Charlie was talking to a girl named Denise, who was seventeen at best. She and her boyfriend had a drug habit and clearly it was up to Denise to earn the money for both of them to indulge. Why do these girls value themselves so cheaply? This was the bottom end of the market—the more expensive girls plied their trade in the north of the city. Down by the docks you were expected to do anything for a few pounds, however painful or unpleasant.
A lot of coppers treated prostitutes like dirt, but Charlie always found herself wanting to help them. She was already maneuvering to get Denise away from her parasitic bloke, guiding her in the direction of a refuge she knew, when suddenly all hell broke loose.
A scream. Long, loud and desperate. Then the thundering of feet charging downstairs, doors being slammed, pandemonium. Charlie was on her feet and racing up the stairs. As she turned the corner, she collided head-on with a terrified prostitute. It knocked the wind out of her temporarily, but still the screaming went on, so Charlie dragged herself onward, past more worried faces, forcing the breath back into her lungs as she mounted the stairs. As she reached the top landing, she was surprised to find that she had blood on her shirt.
The screaming was coming from the last door on the right. Removing her baton from its holster, she extended it, ready to fight. But as soon as she entered the room, she knew that she wouldn’t be needing it. The battle had already been fought and lost. In the corner of the room, a teenage prostitute was screaming incessantly, frozen by shock. Nearby on the blood-saturated bed was a man. His chest had been ripped open, revealing his pulsating heart to the open air.
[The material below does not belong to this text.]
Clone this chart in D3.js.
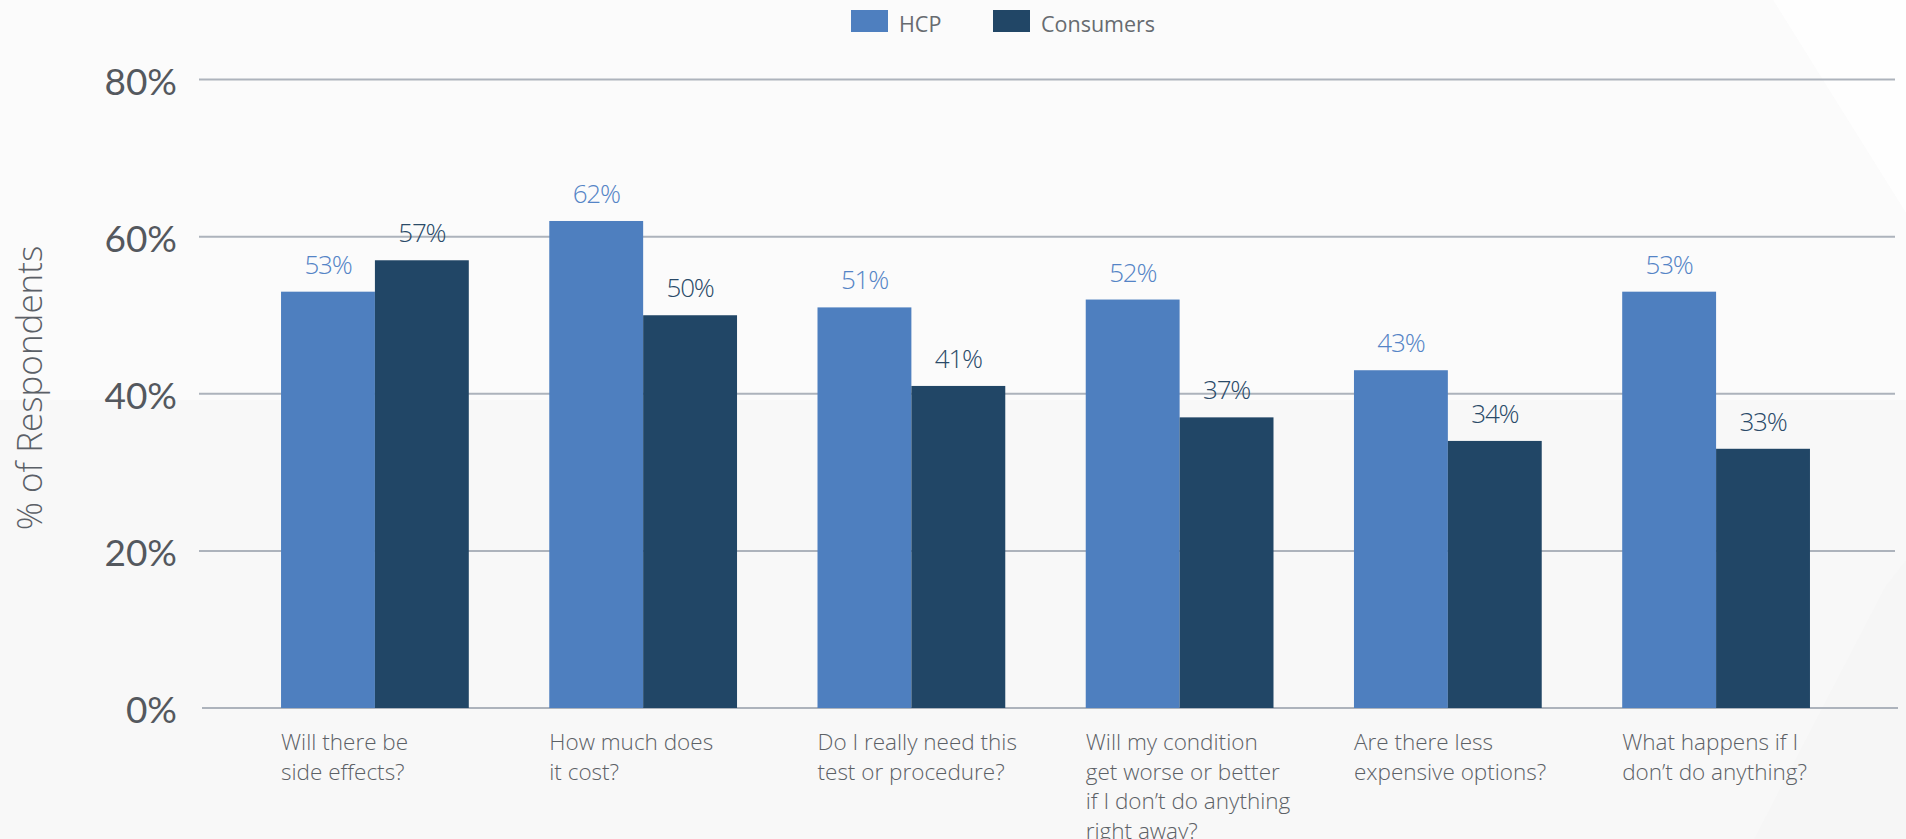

Suddenly it all made sense. The reason Charlie had blood on her shirt was that she had collided with the killer as she fled the scene of her latest attack. Stunned, Charlie turned to run after her, then paused. The man was still alive.
Charlie had a split second to decide. She hurried over to the man, pulling her coat off and clamping it to his chest in an effort to stem the blood loss. Cradling his head, she urged him to keep his eyes open, to talk to her. Charlie knew that the killer had such a good lead that she had probably got away and her best chance of IDing her was to prize some information out of her victim before he died.
“Call an ambulance,” she barked at the screaming girl, before returning her attention to the man. He coughed up a hunk of blood. The mist of it settled on Charlie’s face.
“Can you tell me your name, love?”
The man gurgled but managed nothing.
“The ambulance is on its way now. You’re going to be okay.”